Así que me temo que esa recurrencia de esta mañana en un intento de hacer del presente un pasado lejano acaso tenga algo de retorcido deseo de tratar de rescatar perfumes del pasado donde presumimos, sin estar del todo seguros, que se encuentran, como en la reminiscencia de esos versos de Jorge Manrique que apuntan a que cualquier tiempo pasado fue mejor, una parte sustancial de lo que nuestro yo ha sido capaz de destilar. Algo así como si envolviendo el presente en la pátina del pasado consiguiéramos acercarnos a las esencias tras las que toda la vida caminamos, ese yo y nuestras circunstancias que quisiéramos revestidas de los ornamentos de belleza, superación, vivencia plena, delicado saborear de los pequeños bocaditos de placer y percepción que la existencia puede poner en nuestro camino. El hecho de que yo, despertándome hoy en un hotel de Hanoi quiera ponerle los colores y el atrezzo de otro día que me desperté en Manila o en Ushuaia, en Tierra del Fuego, quizás apunta a ese intento natural de convocar a las sensaciones que entonces me visitaron y que hoy remolonean en torno a mí perezosas, renuentes a hacerse presentes. Claro, ¿quien no quisiera repetir manjares, sensaciones, experiencias, emociones que acaso con un poco de suerte el ventilador, el calor, el lejano Sureste Asiático por donde viajamos con un empujoncito sería capaz de proporcionarnos tan vívidamente? Se ha dado siempre este tipo de cosas, navegantes tras el Vellocino de Oro siempre los ha habido.

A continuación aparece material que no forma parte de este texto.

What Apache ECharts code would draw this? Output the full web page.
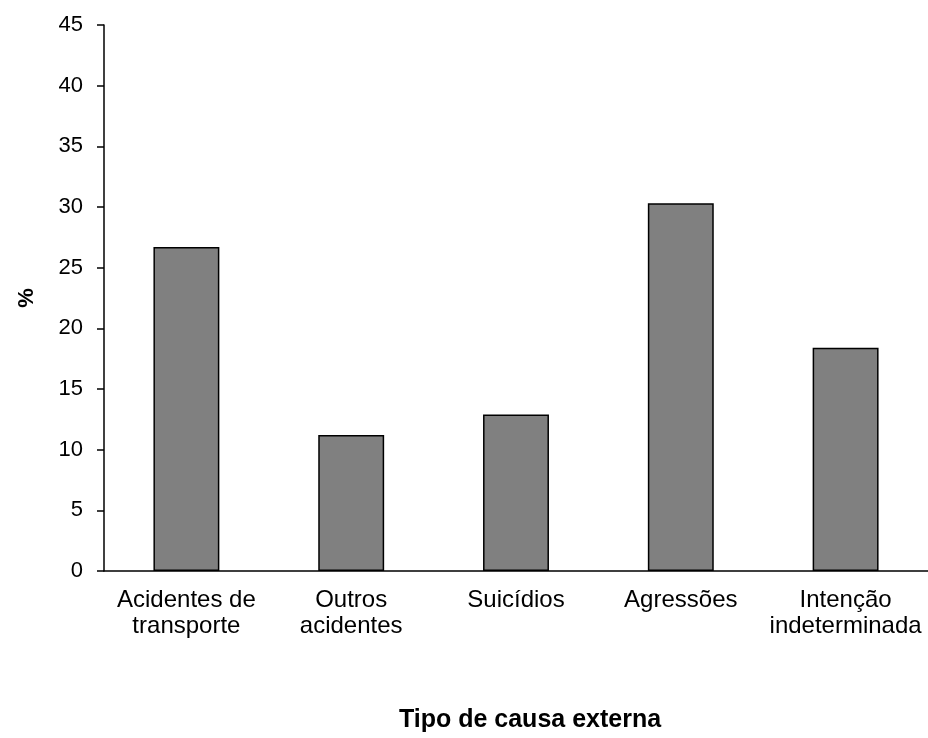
<!DOCTYPE html>
<html>
<head>
<meta charset="utf-8">
<script src="https://cdn.jsdelivr.net/npm/echarts@6/dist/echarts.min.js"></script>
<style>
  html, body { margin: 0; padding: 0; background: #fff; }
  #chart { width: 928px; height: 738px; }
</style>
</head>
<body>
<div id="chart"></div>
<script>
// tipos de causa externa e percentagens
var categories = ['Acidentes de\ntransporte', 'Outros\nacidentes', 'Suicídios', 'Agressões', 'Intenção\nindeterminada'];
var values = [26.7, 11.2, 12.9, 30.3, 18.4];
var yTicks = { min: 0, max: 45, interval: 5 };

var myChart = echarts.init(document.getElementById('chart'));
var font = 'Liberation Sans, Arial, sans-serif';

var option = {
  animation: false,
  grid: {
    left: 104,
    top: 25,
    width: 830,
    height: 559,
    containLabel: false
  },
  xAxis: {
    type: 'category',
    data: categories,
    name: 'Tipo de causa externa',
    nameLocation: 'middle',
    nameGap: 137,
    nameTextStyle: {
      fontFamily: font, fontSize: 25, fontWeight: 'bold', color: '#000',
      padding: [0, 0, 0, 28]
    },
    axisLine: { lineStyle: { color: '#000', width: 1.5 } },
    axisTick: { show: false },
    axisLabel: {
      interval: 0,
      margin: 16,
      fontFamily: font,
      fontSize: 24,
      lineHeight: 26,
      color: '#000'
    },
    splitLine: { show: false }
  },
  yAxis: {
    type: 'value',
    min: yTicks.min,
    max: yTicks.max,
    interval: yTicks.interval,
    name: '%',
    nameLocation: 'middle',
    nameGap: 66,
    nameTextStyle: { fontFamily: font, fontSize: 22, fontWeight: 'bold', color: '#000' },
    axisLine: { show: true, lineStyle: { color: '#000', width: 1.5 } },
    axisTick: { show: true, length: 7, lineStyle: { color: '#000', width: 1.5 } },
    axisLabel: { margin: 21, fontFamily: font, fontSize: 22, color: '#000' },
    splitLine: { show: false }
  },
  series: [
    {
      type: 'bar',
      data: values,
      barWidth: '40%',
      itemStyle: { color: '#808080', borderColor: '#000', borderWidth: 1.5 }
    }
  ]
};

myChart.setOption(option);
window.addEventListener('resize', function () {
  myChart.resize();
});
</script>
</body>
</html>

El charco de sudor que se ha formado sobre mi cama no es suficiente hoy para transformar mi presente en pasado, todo es más plano, más cotidiano, más irrelevante. Después de todo quizás tuviera razón Fernando Pessoa cuando afirmaba aquello de que después de matar uno o dos tigres la aventura ha desaparecido; al tercer, cuarto, vigésimo tigre por fuerza le  falta ese condimento esencial que lo nuevo pone en nuestros deseos. El conocimiento mata, ya lo decía también aquel rumano pesimista que no por eso dejaba de encandilarse con la música de Mozart cuando el conocimiento le privaba de ese delicioso plato que es la novedad. Curiosamente Cioran nunca llegó a saturarse del músico austriaco.